**Provided data**
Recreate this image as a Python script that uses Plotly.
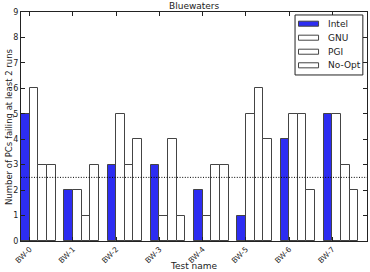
import plotly.graph_objects as go

tests = ["BW-0", "BW-1", "BW-2", "BW-3", "BW-4", "BW-5", "BW-6", "BW-7"]
intel = [5, 2, 3, 3, 2, 1, 4, 5]
gnu = [6, 2, 5, 1, 1, 5, 5, 5]
pgi = [3, 1, 3, 4, 3, 6, 5, 3]
noopt = [3, 3, 4, 1, 3, 4, 2, 2]
threshold = 2.5

series = [("Intel", intel, "#2d2df2"), ("GNU", gnu, "white"),
          ("PGI", pgi, "white"), ("No-Opt", noopt, "white")]
width = 0.2
edge = "#444444"
txt = "#222222"

fig = go.Figure()
for k, (name, vals, col) in enumerate(series):
    fig.add_trace(go.Bar(
        x=[i + width * k + width / 2 for i in range(len(tests))],
        y=vals, width=width, name=name, showlegend=False,
        marker=dict(color=col, line=dict(color=edge, width=1)),
    ))

fig.add_shape(type="line", xref="paper", x0=0, x1=1, yref="y", y0=threshold, y1=threshold,
              line=dict(color="black", width=1, dash="1px,1.6px"))

# legend box drawn in paper coordinates
shapes_legend = [dict(type="rect", xref="paper", yref="paper", x0=0.792, x1=0.988,
                      y0=0.725, y1=0.987, line=dict(color=txt, width=1), fillcolor="white")]
row_y = [0.9489, 0.8878, 0.8266, 0.7672]
annotations = []
for (name, vals, col), yy in zip(series, row_y):
    shapes_legend.append(dict(type="rect", xref="paper", yref="paper", x0=0.802, x1=0.860,
                              y0=yy - 0.011, y1=yy + 0.011, fillcolor=col,
                              line=dict(color=edge, width=1)))
    annotations.append(dict(text=name, xref="paper", yref="paper", x=0.8815, y=yy,
                            xanchor="left", yanchor="middle", showarrow=False,
                            font=dict(family="DejaVu Sans", size=9, color=txt)))
for s in shapes_legend:
    fig.add_shape(**s)

annotations += [
    dict(text="Bluewaters", xref="paper", yref="paper", x=0.5, y=1,
         xanchor="center", yanchor="bottom", showarrow=False, yshift=-1,
         font=dict(family="DejaVu Sans", size=9, color=txt)),
    dict(text="Test name", xref="paper", yref="paper", x=0.5, y=-0.107,
         xanchor="center", yanchor="middle", showarrow=False,
         font=dict(family="DejaVu Sans", size=9, color=txt)),
    dict(text="Number of PCs failing at least 2 runs", xref="paper", yref="paper",
         x=-0.036, y=0.5, textangle=-90, xanchor="center", yanchor="middle",
         showarrow=False, font=dict(family="DejaVu Sans", size=8.5, color=txt)),
]

fig.update_layout(
    width=370, height=272,
    margin=dict(l=21, r=3, t=12, b=31),
    paper_bgcolor="white", plot_bgcolor="white",
    font=dict(family="DejaVu Sans", size=8.5, color=txt),
    barmode="overlay", bargap=0, showlegend=False,
    annotations=annotations,
)
fig.update_xaxes(range=[0, 8], tickvals=[i + 0.2 for i in range(len(tests))], ticktext=tests,
                 tickangle=-45, ticks="inside", ticklen=4, tickcolor=txt,
                 showline=True, linecolor=txt, linewidth=1, mirror="allticks",
                 showgrid=False, zeroline=False, automargin=False,
                 tickfont=dict(family="DejaVu Sans", size=7.5, color=txt))
fig.update_yaxes(range=[0, 9], dtick=1, ticks="inside", ticklen=4, tickcolor=txt,
                 showline=True, linecolor=txt, linewidth=1, mirror="allticks",
                 showgrid=False, zeroline=False, automargin=False,
                 tickfont=dict(family="DejaVu Sans", size=8, color=txt))

fig.write_html("out.html")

**To be done**
Repeat the material above verbatim, with no pictures in the output.

**Task result**
Recreate this image as a Python script that uses Plotly.
import plotly.graph_objects as go

tests = ["BW-0", "BW-1", "BW-2", "BW-3", "BW-4", "BW-5", "BW-6", "BW-7"]
intel = [5, 2, 3, 3, 2, 1, 4, 5]
gnu = [6, 2, 5, 1, 1, 5, 5, 5]
pgi = [3, 1, 3, 4, 3, 6, 5, 3]
noopt = [3, 3, 4, 1, 3, 4, 2, 2]
threshold = 2.5

series = [("Intel", intel, "#2d2df2"), ("GNU", gnu, "white"),
          ("PGI", pgi, "white"), ("No-Opt", noopt, "white")]
width = 0.2
edge = "#444444"
txt = "#222222"

fig = go.Figure()
for k, (name, vals, col) in enumerate(series):
    fig.add_trace(go.Bar(
        x=[i + width * k + width / 2 for i in range(len(tests))],
        y=vals, width=width, name=name, showlegend=False,
        marker=dict(color=col, line=dict(color=edge, width=1)),
    ))

fig.add_shape(type="line", xref="paper", x0=0, x1=1, yref="y", y0=threshold, y1=threshold,
              line=dict(color="black", width=1, dash="1px,1.6px"))

# legend box drawn in paper coordinates
shapes_legend = [dict(type="rect", xref="paper", yref="paper", x0=0.792, x1=0.988,
                      y0=0.725, y1=0.987, line=dict(color=txt, width=1), fillcolor="white")]
row_y = [0.9489, 0.8878, 0.8266, 0.7672]
annotations = []
for (name, vals, col), yy in zip(series, row_y):
    shapes_legend.append(dict(type="rect", xref="paper", yref="paper", x0=0.802, x1=0.860,
                              y0=yy - 0.011, y1=yy + 0.011, fillcolor=col,
                              line=dict(color=edge, width=1)))
    annotations.append(dict(text=name, xref="paper", yref="paper", x=0.8815, y=yy,
                            xanchor="left", yanchor="middle", showarrow=False,
                            font=dict(family="DejaVu Sans", size=9, color=txt)))
for s in shapes_legend:
    fig.add_shape(**s)

annotations += [
    dict(text="Bluewaters", xref="paper", yref="paper", x=0.5, y=1,
         xanchor="center", yanchor="bottom", showarrow=False, yshift=-1,
         font=dict(family="DejaVu Sans", size=9, color=txt)),
    dict(text="Test name", xref="paper", yref="paper", x=0.5, y=-0.107,
         xanchor="center", yanchor="middle", showarrow=False,
         font=dict(family="DejaVu Sans", size=9, color=txt)),
    dict(text="Number of PCs failing at least 2 runs", xref="paper", yref="paper",
         x=-0.036, y=0.5, textangle=-90, xanchor="center", yanchor="middle",
         showarrow=False, font=dict(family="DejaVu Sans", size=8.5, color=txt)),
]

fig.update_layout(
    width=370, height=272,
    margin=dict(l=21, r=3, t=12, b=31),
    paper_bgcolor="white", plot_bgcolor="white",
    font=dict(family="DejaVu Sans", size=8.5, color=txt),
    barmode="overlay", bargap=0, showlegend=False,
    annotations=annotations,
)
fig.update_xaxes(range=[0, 8], tickvals=[i + 0.2 for i in range(len(tests))], ticktext=tests,
                 tickangle=-45, ticks="inside", ticklen=4, tickcolor=txt,
                 showline=True, linecolor=txt, linewidth=1, mirror="allticks",
                 showgrid=False, zeroline=False, automargin=False,
                 tickfont=dict(family="DejaVu Sans", size=7.5, color=txt))
fig.update_yaxes(range=[0, 9], dtick=1, ticks="inside", ticklen=4, tickcolor=txt,
                 showline=True, linecolor=txt, linewidth=1, mirror="allticks",
                 showgrid=False, zeroline=False, automargin=False,
                 tickfont=dict(family="DejaVu Sans", size=8, color=txt))

fig.write_html("out.html")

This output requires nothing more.